Blockaden-betr.: "Vom militanten zum zahmen AKW-Protest", taz vom 8.8.88

betr.: „Vom militanten zum zahmen AKW-Protest“, taz vom 8.8.88, S. 5

(...) Sind für Sie Menschen, die versuchen, gewaltfrei zu bleiben und Dialoge zu suchen nur noch zu belächeln? Die Bildunterschriften und die Assoziationen „peacig“ „spießig“ scheinen mir das zu belegen.

(..) Die Blockaden in ihrer jetzigen Art sind das (vorläufige) Ergebnis eines politischen Weges, den Menschen sehr unterschiedlicher Auffassungen miteinander gegangen sind; die Vorgehensweisen resultieren aus den Erfahrungen der zwei Jahre, zum Beispiel beruht das Ankündigen des Blockadeendes auf der Hoffnung, so die wartenden Arbeiter eher gesprächsbereit zu finden - ein Anliegen, das einigen von uns sehr wichtig ist, gerade weil die direkte Störung nur symbolisch bleiben kann (wir sind einfach zu wenige). Dennoch glaube ich, daß wir dem Atomstaat nicht ganz „ungefährlich“ geworden sind, die nicht endenden Prozesse scheinen mir das zu beweisen.

Natalie Berghahn, Hamburg 76

Welche geistige Haltung macht es möglich, daß mit der Staatsmacht zusammengearbeitet wird? Einer Staatsmacht, die für Ruhe und Ordnung zum Schutz des kapitalistischen Systems zu sorgen hat und nicht etwa primär für die Demonstrationsfreiheit? Wer hier nicht mehr unterscheiden kann zwischen einzelnen Individuen in Uniform und gezielten Interessen der Polizeiführung in einem kapitalistischen System, macht sich meines Erachtens (Lernprozeß auch bei mir) der Kollaboration schuldig. Wem verschiedene Polizeidienstvorschriften bekannt sind, weiß, welchen Stellenwert zum Beispiel der Dialog im Rahmen der Polizeieinsatzziele hat. Es kann gefährlich werden, wenn wir nicht sehen wollen (vielleicht um Ohnmachtsgefühle zu verhindern) welche Interessen dahinterstecken, wenn die Polizei um ein gutes Verhältnis zu einzelnen Demonstrationsgruppen bemüht ist. Das hat nichts damit zu tun, daß die Polizeibeamten auch zum Teil mit den Zielen der Demonstranten übereinstimmen (was sicher zum Teil richtig ist), sondern ist reine Taktik. Umkehrfähig sind Individuen in einem Apparat, aber nicht der Apparat als solcher. Das bedeutet, Gespräche führen mit den Beamten vor Ort, über die Zeile der Aktion aufklären und den Beamten die eigene Verstrickung deutlich machen. Deutlich machen die Spannung zwischen eigenen Interessen der Beamten als Menschen und ihrer als Teil einer Polizeimaschine. Eine Zusammenarbeiot mit dem Apparat kann es nicht geben. Ich appelliere hier wirklich an unser aller Fähigkeit, klar zu analysieren, mit welchen Kräften wir konfrontiert sind, wo der Dialog möglich und sinnvoll ist und ab wann wir uns einwickeln lassen von Dialogangeboten, die keine sind.

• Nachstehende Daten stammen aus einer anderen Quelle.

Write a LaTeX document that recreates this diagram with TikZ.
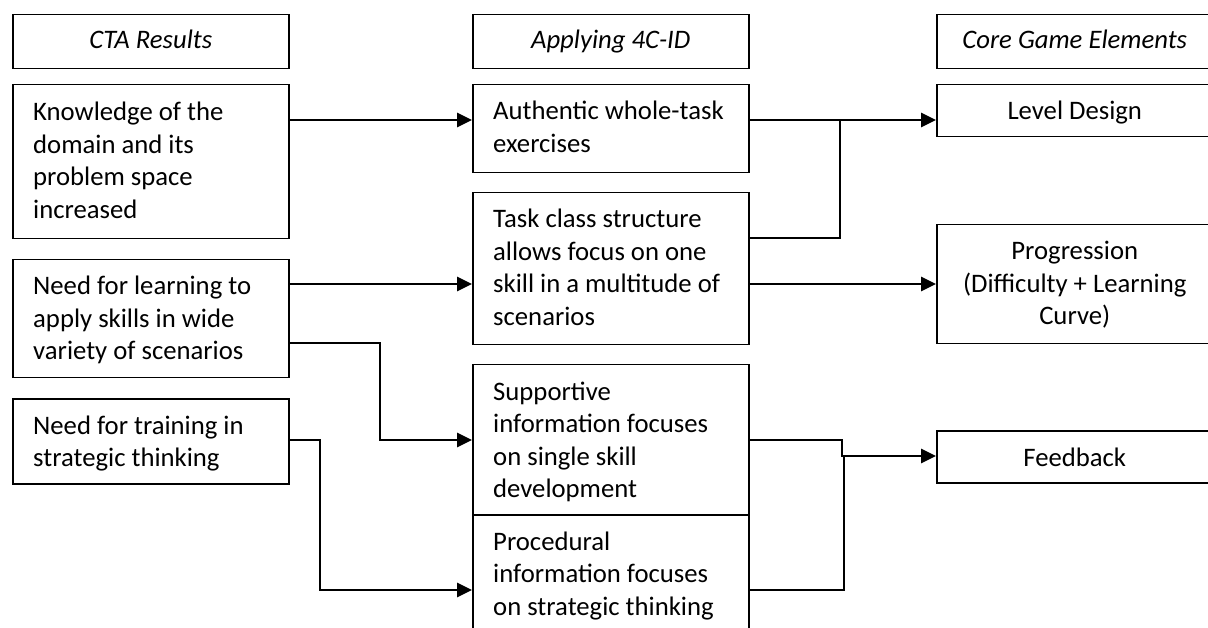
\documentclass[tikz,border=0pt]{standalone}
\usepackage{fontspec}
\setmainfont{Carlito}
\usetikzlibrary{arrows.meta}
\begin{document}
\begin{tikzpicture}[x=1pt,y=-1pt,
  box/.style={draw, line width=1.5pt, minimum width=276pt, anchor=north west, inner sep=0pt},
  txtl/.style={anchor=base west, inner sep=0pt, font=\fontsize{26.7}{32.5}\selectfont},
  txtc/.style={anchor=base, inner sep=0pt, font=\fontsize{26.7}{32.5}\selectfont},
  conn/.style={line width=2.6pt, -{Triangle[length=15pt,width=14pt]}},
  thinl/.style={line width=1.6pt}]
\useasboundingbox (0,0) rectangle (1208,628);
\clip (0,0) rectangle (1208,628);
% left column
\node[box, minimum height=54pt] (hc) at (12,14) {};
\node[box, minimum height=154pt] (k) at (12,84) {};
\node[box, minimum height=118pt] (n1) at (12,259) {};
\node[box, minimum height=85pt] (n2) at (12,398) {};
% middle column
\node[box, minimum height=54pt] (ha) at (472,14) {};
\node[box, minimum height=88pt] (a) at (472,84) {};
\node[box, minimum height=152pt] (t) at (472,192) {};
\node[box, minimum height=150pt] (s) at (472,364) {};
\node[box, minimum height=152pt] (pr) at (472,514) {};
% right column
\node[box, minimum height=54pt] (hg) at (936,14) {};
\node[box, minimum height=52pt] (l) at (936,84) {};
\node[box, minimum height=119pt] (p) at (936,224) {};
\node[box, minimum height=52pt] (f) at (936,430) {};
% texts
\node[txtc] (hct) at ([shift={(0,35)}]hc.north) {\parbox[t]{276pt}{\centering\itshape CTA Results}};
\node[txtc] (hat) at ([shift={(0,35)}]ha.north) {\parbox[t]{276pt}{\centering\itshape Applying 4C-ID}};
\node[txtc] (hgt) at ([shift={(0,35)}]hg.north) {\parbox[t]{276pt}{\centering\itshape Core Game Elements}};
\node[txtl] (kt) at ([shift={(21,37)}]k.north west) {\parbox[t]{255pt}{\raggedright Knowledge of the\\domain and its\\problem space\\increased}};
\node[txtl] (n1t) at ([shift={(21,36)}]n1.north west) {\parbox[t]{255pt}{\raggedright Need for learning to\\apply skills in wide\\variety of scenarios}};
\node[txtl] (n2t) at ([shift={(21,36)}]n2.north west) {\parbox[t]{255pt}{\raggedright Need for training in\\strategic thinking}};
\node[txtl] (at) at ([shift={(21,36)}]a.north west) {\parbox[t]{255pt}{\raggedright Authentic whole-task\\exercises}};
\node[txtl] (tt) at ([shift={(21,36)}]t.north west) {\parbox[t]{255pt}{\raggedright Task class structure\\allows focus on one\\skill in a multitude of\\scenarios}};
\node[txtl] (st) at ([shift={(21,36)}]s.north west) {\parbox[t]{255pt}{\raggedright Supportive\\information focuses\\on single skill\\development}};
\node[txtl] (prt) at ([shift={(21,36)}]pr.north west) {\parbox[t]{255pt}{\raggedright Procedural\\information focuses\\on strategic thinking}};
\node[txtc] (lt) at ([shift={(0,36)}]l.north) {\parbox[t]{276pt}{\centering Level Design}};
\node[txtc] (pt) at ([shift={(0,36)}]p.north) {\parbox[t]{276pt}{\centering Progression\\(Difficulty + Learning\\Curve)}};
\node[txtc] (ft) at ([shift={(0,36)}]f.north) {\parbox[t]{276pt}{\centering Feedback}};
% connectors
\draw[conn] (k.east |- 0,120) -- (a.west |- 0,120);
\draw[conn] (a.east |- 0,120) -- (l.west |- 0,120);
\draw[thinl] (t.east |- 0,238) -- (840,238) -- (840,120);
\draw[conn] (n1.east |- 0,284) -- (t.west |- 0,284);
\draw[conn] (t.east |- 0,284) -- (p.west |- 0,284);
\draw[conn] (n1.east |- 0,343) -- (380,343) -- (380,440) -- (s.west |- 0,440);
\draw[conn] (n2.east |- 0,440) -- (320,440) -- (320,590) -- (pr.west |- 0,590);
\draw[conn] (s.east |- 0,440) -- (842,440) -- (842,456) -- (f.west |- 0,456);
\draw[thinl] (pr.east |- 0,590) -- (844,590) -- (844,456);
\end{tikzpicture}
\end{document}
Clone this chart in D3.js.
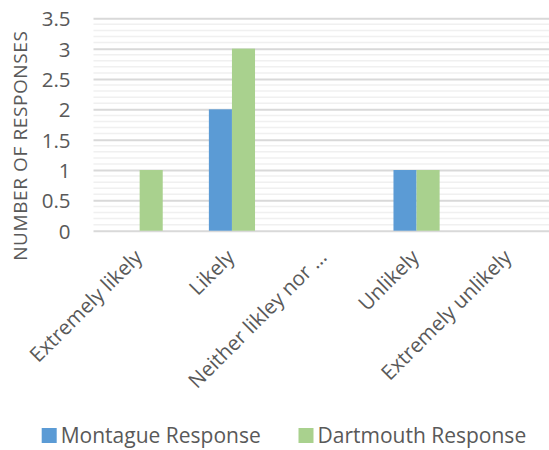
<!DOCTYPE html>
<html>
<head>
<meta charset="utf-8">
<script src="https://cdn.jsdelivr.net/npm/d3@7"></script>
<style>
  html, body { margin: 0; padding: 0; background: #fff; }
  svg { display: block; }
  text { font-family: "Open Sans", "Noto Sans", sans-serif; fill: #595959; }
</style>
</head>
<body>
<svg id="chart" width="549" height="450"></svg>
<script>
// Survey answers by likelihood category
const categories = ["Extremely likely", "Likely", "Neither likley nor \u2026", "Unlikely", "Extremely unlikely"];
const seriesNames = ["Montague Response", "Dartmouth Response"];
const montague = [0, 2, 0, 1, 0];
const dartmouth = [1, 3, 0, 1, 0];
const yTicks = [0, 0.5, 1, 1.5, 2, 2.5, 3, 3.5];
const colors = ["#5B9BD5", "#A9D18E"];

const series = [montague, dartmouth];

const svg = d3.select("#chart");
const plot = { left: 93.5, right: 555, top: 18.3, bottom: 230.7 };

const x = d3.scaleBand().domain(categories).range([plot.left, plot.right]);
const inner = d3.scaleBand().domain(seriesNames)
  .range([x.bandwidth() * 0.25, x.bandwidth() * 0.75]);
const y = d3.scaleLinear().domain([0, 3.5]).range([plot.bottom, plot.top]);

// minor gridlines every 0.1
const minor = d3.range(0, 35).map(i => i / 10).filter(v => Math.round(v * 10) % 5 !== 0);
svg.append("g").selectAll("line").data(minor).join("line")
  .attr("x1", plot.left).attr("x2", plot.right)
  .attr("y1", d => y(d)).attr("y2", d => y(d))
  .attr("stroke", "#F0F0F0").attr("stroke-width", 1.5);

// major gridlines and labels via axis
const yAxis = svg.append("g")
  .attr("transform", `translate(${plot.left},0)`)
  .call(d3.axisLeft(y).tickValues(yTicks).tickSize(-(plot.right - plot.left)).tickPadding(23)
    .tickFormat(d => d3.format("")(d)));
yAxis.select(".domain").remove();
yAxis.selectAll(".tick line").attr("stroke", "#D9D9D9").attr("stroke-width", 2);
yAxis.selectAll(".tick text")
  .style("font-size", "20.5px").attr("fill", "#595959").attr("dy", "0.36em");

// bars
const groups = svg.append("g").selectAll("g").data(series).join("g")
  .attr("fill", (d, i) => colors[i]);
groups.each(function(vals, si) {
  d3.select(this).selectAll("rect").data(vals).join("rect")
    .attr("x", (v, ci) => x(categories[ci]) + inner(seriesNames[si]))
    .attr("width", inner.bandwidth())
    .attr("y", v => y(v))
    .attr("height", v => y(0) - y(v));
});

// category labels, rotated
svg.append("g").selectAll("text").data(categories).join("text")
  .attr("transform", d => `translate(${x(d) + x.bandwidth() / 2 - 2},${plot.bottom + 22}) rotate(-45)`)
  .attr("text-anchor", "end")
  .attr("dy", "0.4em")
  .style("font-size", "20.5px")
  .text(d => d);

// y axis title
svg.append("text")
  .attr("transform", `translate(27,145.7) rotate(-90)`)
  .attr("text-anchor", "middle")
  .style("font-size", "19px")
  .style("letter-spacing", "0.6px")
  .text("NUMBER OF RESPONSES");

// legend
const legendX = [41.7, 298.5];
const legend = svg.append("g").selectAll("g").data(seriesNames).join("g")
  .attr("transform", (d, i) => `translate(${legendX[i]},428)`);
legend.append("rect").attr("width", 15).attr("height", 15)
  .attr("fill", (d, i) => colors[i]);
legend.append("text").attr("x", 19).attr("y", 15)
  .style("font-size", "21px").text(d => d);
</script>
</body>
</html>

H. Olsen, Schwäbisch-Gmünd

(...) Ich halte es für eine Art von Entschlossenheit, trotz der vielen Prozesse, Verurteilungen, Geldstrafen und Knast, die nebenbei auch viel Zeit und Kraft kosten, immer wieder nach Brokdorf zu gehen und mit unserer peacigen Mahnwache gelegentlich lange Autoschlangen von zum Teil arbeitswütigen AKW-Beschäftigen zu verursachen. Über 100 Leute von uns sind bisher wegen Nötigung oder Verstoß gegen das Versammlungsgesetz und anderer Vergehen verurteilt worden, manche mehrmals. Einige sind zur Zeit im Knast. Auch die Begegnungen mit der Polizei sind nicht immer die wahre Freude - aber darüber wißt ihr ja wohl Bescheid. Umso mehr wundert es mich, wie der Dieter darauf kommt, daß es Absprachen mit der Polizei gibt. So etwas hat es nie gegeben und wird es auch nie geben. Wenn wir mit denen reden und mit den AKW-Arbeitern, dann doch bestimmt nicht im Sinne von Absprachen.